Helm charts create additional abstraction layers. Kustomize layers further extend existing configurations. Operators dynamically generate new resource models. CI/CD systems manipulate deployments at runtime.

Eventually, a platform emerges where theoretically everything is described declaratively — but practically it becomes increasingly difficult to trace which configuration is actually active in production.

This increasingly resembles earlier enterprise worlds, where XML-based integration and configuration systems eventually became more complex than the actual applications they were supposed to orchestrate.

Only this time, the same development is happening with YAML, CRDs, and Kubernetes APIs.

Operators Solve Problems — and Simultaneously Create New Platform Dynamics

The role of Kubernetes operators is particularly intriguing.

Operators are among the most powerful concepts of modern platform architectures. They allow complex operational logics to be directly integrated into the platform and executed automatically.

However, this increasingly creates systems whose behavior is no longer simply linearly traceable.

Because modern platforms today often consist of a multitude of interdependent control systems. Database operators interact with backup operators. Security policies influence network policies. GitOps systems trigger new reconcile loops, while runtime components simultaneously dynamically change resources.

As a result, platforms increasingly develop emergent properties.

This means: The behavior of the platform no longer results solely from individual components, but from their complex interactions.

And this is where modern platform complexity begins to become dangerous.

Because emergent systems are hard to predict, hard to reproduce, and extremely demanding organizationally.

The Real Danger is Organizational Fragility

The most critical development of modern platforms is therefore not solely in technical complexity.

The real danger arises where platforms grow organizationally faster than the teams that are supposed to control them.

New technologies can be integrated extremely quickly today. Sustainable operational knowledge, on the other hand, develops slowly. Documentation often remains fragmented. Responsibilities blur. Knowledge concentrates on individual specialists.

The result is platforms that appear technically highly modern but become increasingly fragile organizationally.

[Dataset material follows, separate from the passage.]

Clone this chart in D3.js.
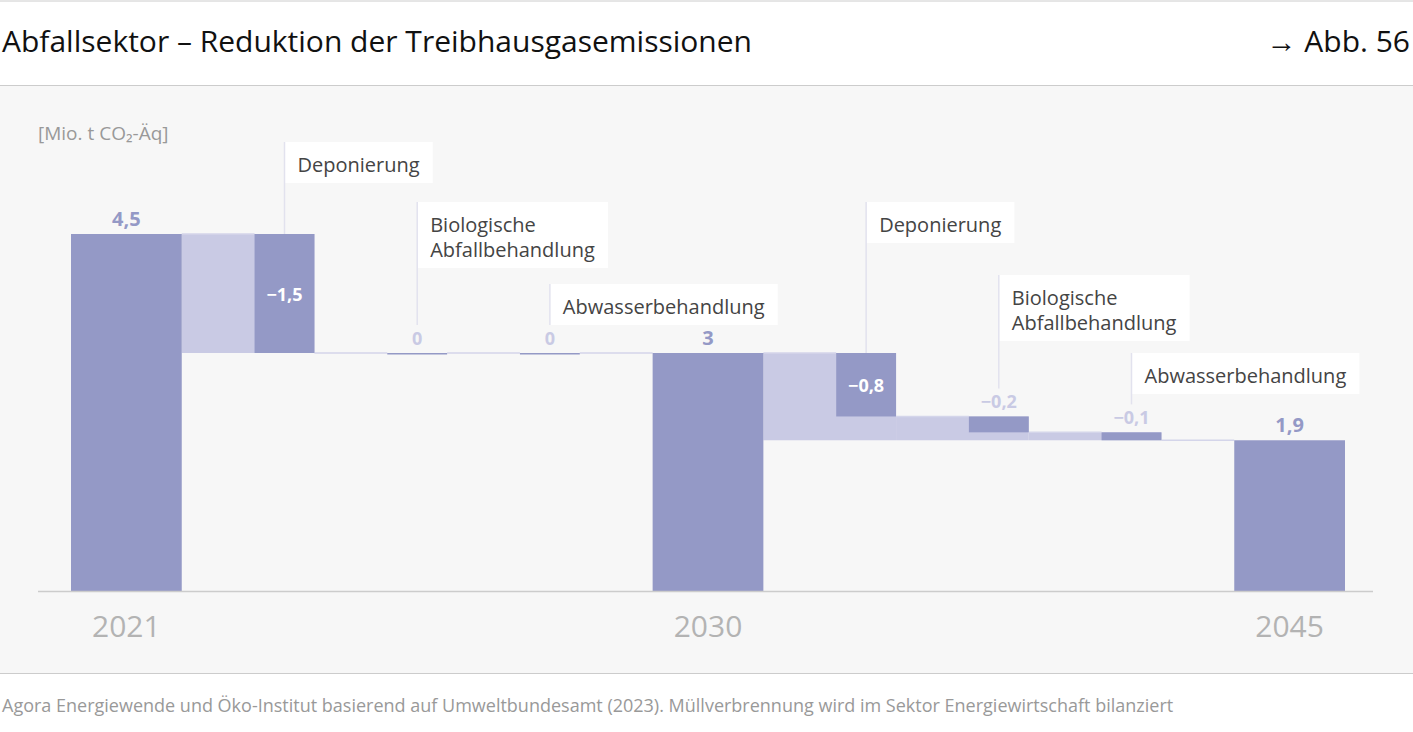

Many companies only realize this relatively late. Namely, exactly when critical systems become practically “untouchable,” migrations fail, or platform teams begin to spend increasingly larger portions of their time solely on platform operations instead of actual product development.

And it is precisely at this point that modern legacy arises.

Not because technology is outdated. But because complexity has outpaced organizational manageability.

Platform Maturity Does Not Arise from More Technology

That is precisely why the most important skill of modern platform teams in the future will likely not be to integrate as many new Cloud-Native technologies as possible.

The decisive skill will be to actively limit complexity.

Because platform maturity does not arise where as many abstractions, operators, and platform layers as possible are combined.

Platform maturity arises where systems remain:

• traceable,
• standardized,
• reproducible
• and organizationally controllable

in the long term.

Many companies today optimize their platforms for maximum technical flexibility.

In doing so, they often lose precisely what platforms are actually supposed to deliver in the long term:

operational stability.

And that is precisely why Cloud Native is currently creating a new generation of legacy systems in many organizations.

Not because Kubernetes or Container are bad technologies.

But because modern platforms now become complex faster than companies learn to manage them sustainably.